I have a managed code Windows Service application that is crashing occasionally in production due to a managed StackOverFlowException. I know this because I've run adplus in crash mode and analyzed the crash dump post mortem using SoS. I have even attached the windbg debugger and set it to "go unhandled exception".
My problem is, I can't see any of the managed stacks or switch to any of the threads. They're all being torn down by the time the debugger breaks.
I'm not a Windbg expert, and, short of installing Visual Studio on the live system or using remote debugging and debugging using that tool, does anyone have any suggestions as to how I can get a stack trace out of the offending thread?
Here's what I'm doing.
!threads
...
XXXX 11 27c 000000001b2175f0 b220 Disabled 00000000072c9058:00000000072cad80 0000000019bdd3f0 0 Ukn System.StackOverflowException (0000000000c010d0)
...
And at this point you see the XXXX ID indicating the thread is quite dead.
Once you've hit a stack overflow, you're pretty much out of luck for debugging the problem - blowing your stack space leaves your program in a non-deterministic state, so you can't rely on any of the information in it at that point - any stack trace you try to get may be corrupted and can easily point you in the wrong direction. Ie, once the StackOverflowException occurs, it's too late.
Also, according to the documentation you can't catch a StackOverflowException from .Net 2.0 onwards, so the other suggestions to surround your code with a try/catch for that probably won't work. This makes perfect sense, given the side effects of a stack overflow (I'm surprised .Net ever allowed you to catch it).
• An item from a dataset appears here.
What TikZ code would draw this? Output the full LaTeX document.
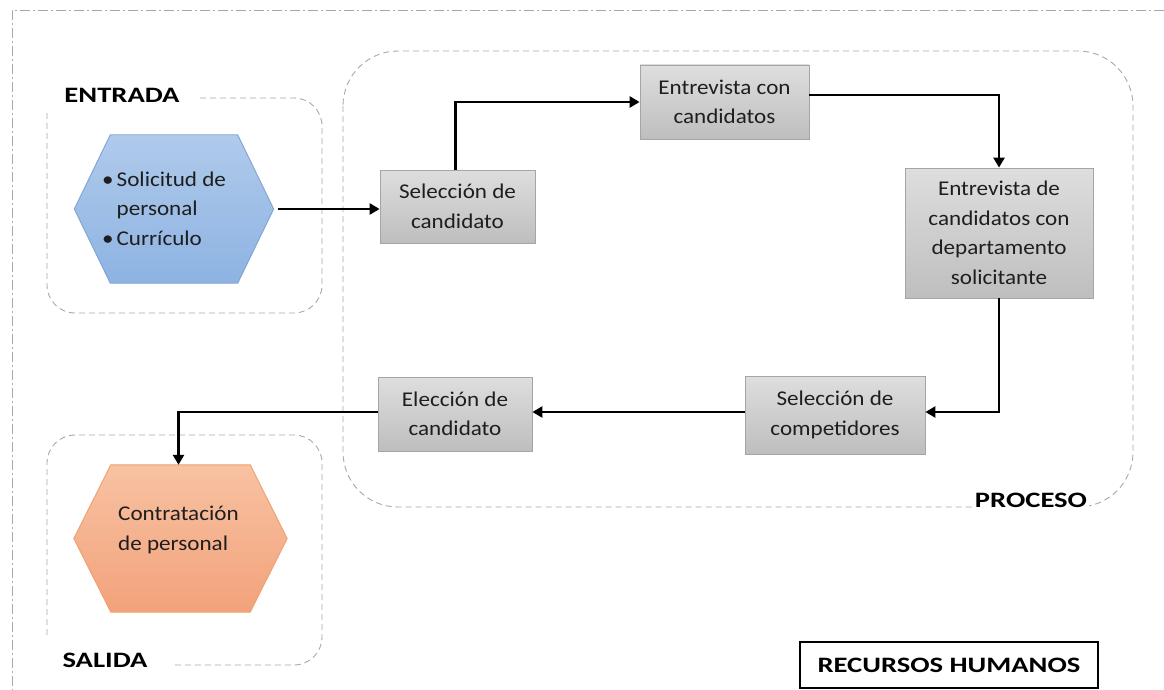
\documentclass[tikz,border=0pt]{standalone}
\usepackage{fontspec}
\setmainfont{Carlito}[FakeStretch=1.1]
\newfontfamily\widefont{Carlito}[FakeStretch=1.3]
\usetikzlibrary{arrows.meta,calc}
\definecolor{dashgray}{HTML}{A8A8A8}
\definecolor{boxtop}{HTML}{DEDEDE}
\definecolor{boxbot}{HTML}{BEBEBE}
\definecolor{boxline}{HTML}{A5A5A5}
\definecolor{bluetop}{HTML}{B0CAEB}
\definecolor{bluebot}{HTML}{8DB3E2}
\definecolor{blueline}{HTML}{7FA3D3}
\definecolor{orgtop}{HTML}{F8C2A2}
\definecolor{orgbot}{HTML}{F2A27B}
\definecolor{orgline}{HTML}{EFA06E}
\definecolor{txt}{HTML}{1E1E1E}
\begin{document}
\begin{tikzpicture}[x=1pt,y=-1pt,
  pfont/.style={font=\fontsize{21}{29.5}\selectfont},
  bfont/.style={font=\widefont\fontsize{22}{26}\selectfont\bfseries},
  procbox/.style={draw=boxline, line width=0.8pt, top color=boxtop, bottom color=boxbot,
    align=center, pfont, text=txt, inner sep=0pt},
  hexholder/.style={inner sep=0pt, draw=none},
  grp/.style={draw=dashgray, line width=0.9pt, dash pattern=on 6pt off 4pt, rounded corners=28pt},
  arr/.style={line width=2.8pt, draw=black, -{Triangle[length=10pt,width=11pt]}},
  lbl/.style={bfont, text=black, inner sep=4pt}
]
\useasboundingbox (0,0) rectangle (1164,690);

% outer border
\draw[dashgray, line width=0.9pt, dash pattern=on 10pt off 3pt on 2pt off 3pt] (1164,10) -- (12,10) -- (12,690);

% group frames
\draw[grp] (200,98) -- (322,98) -- (322,313) -- (47,313) -- (47,113);
\draw[grp] (47,635) -- (47,435) -- (322,435) -- (322,665) -- (173,665);
\draw[grp, rounded corners=55pt] (343,51) rectangle (1133,507);

% group labels
\node[lbl] (lentrada) at (122,95) {ENTRADA};
\node[lbl] (lsalida) at (105,660) {SALIDA};
\node[lbl, fill=white, inner xsep=2pt] (lproceso) at (1031,500) {PROCESO};
\node[draw=black, line width=1.2pt, minimum width=298pt, minimum height=46pt, inner sep=0pt, bfont] (rrhh) at (949,665) {RECURSOS HUMANOS};

% hexagons
\node[hexholder, minimum width=199pt, minimum height=148pt] (inp) at (174,209) {};
\path[top color=bluetop, bottom color=bluebot, draw=blueline, line width=0.9pt]
  (inp.west) -- ([xshift=36pt]inp.north west) -- ([xshift=-36pt]inp.north east) -- (inp.east)
  -- ([xshift=-36pt]inp.south east) -- ([xshift=36pt]inp.south west) -- cycle;
\node[pfont, text=txt, anchor=west, inner sep=0pt] (inptext) at (102,210)
  {\begin{tabular}{@{}l@{\hspace{3pt}}l@{}}\textbullet & Solicitud de\\ & personal\\ \textbullet & Currículo\end{tabular}};

\node[hexholder, minimum width=213pt, minimum height=147pt] (out) at (180.5,538.5) {};
\path[top color=orgtop, bottom color=orgbot, draw=orgline, line width=0.9pt]
  (out.west) -- ([xshift=37pt]out.north west) -- ([xshift=-37pt]out.north east) -- (out.east)
  -- ([xshift=-37pt]out.south east) -- ([xshift=37pt]out.south west) -- cycle;
\node[pfont, text=txt, anchor=west, align=left, inner sep=0pt] (outtext) at (118,530)
  {Contratación\\de personal};

% process boxes
\node[procbox, minimum width=155pt, minimum height=73pt] (sel1) at (457.5,206.5) {Selección de\\candidato};
\node[procbox, minimum width=169pt, minimum height=74pt] (ent1) at (724.5,102) {Entrevista con\\candidatos};
\node[procbox, minimum width=188pt, minimum height=130pt] (ent2) at (999,233) {Entrevista de\\candidatos con\\departamento\\solicitante};
\node[procbox, minimum width=180pt, minimum height=78pt] (selc) at (835,415) {Selección de\\competidores};
\node[procbox, minimum width=154pt, minimum height=74pt] (elec) at (455,414) {Elección de\\candidato};

% connectors
\draw[arr] ([xshift=4pt]inp.east) -- (inp.east -| sel1.west);
\draw[arr] ([xshift=-2pt]sel1.north) |- (ent1.west);
\draw[arr] ([yshift=7pt]ent1.east) -| (ent2.north);
\draw[arr] (ent2.south) |- ([yshift=3pt]selc.east);
\draw[arr] ([yshift=3pt]selc.west) -- ([yshift=3pt]selc.west -| elec.east);
\draw[arr] ([yshift=2pt]elec.west) -| ([xshift=-2pt]out.north);
\end{tikzpicture}
\end{document}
Your only real option is to engage in the tedium of analyzing the code, looking for anything that could potentially cause a stack overflow, and putting in some sort of markers so you can get an idea where they occur before they occur. Eg, obviously any recursive methods are the first place to start, so give them a depth counter and throw your own exception if they get to some "unreasonable" value that you define, that way you can actually get a valid stack trace.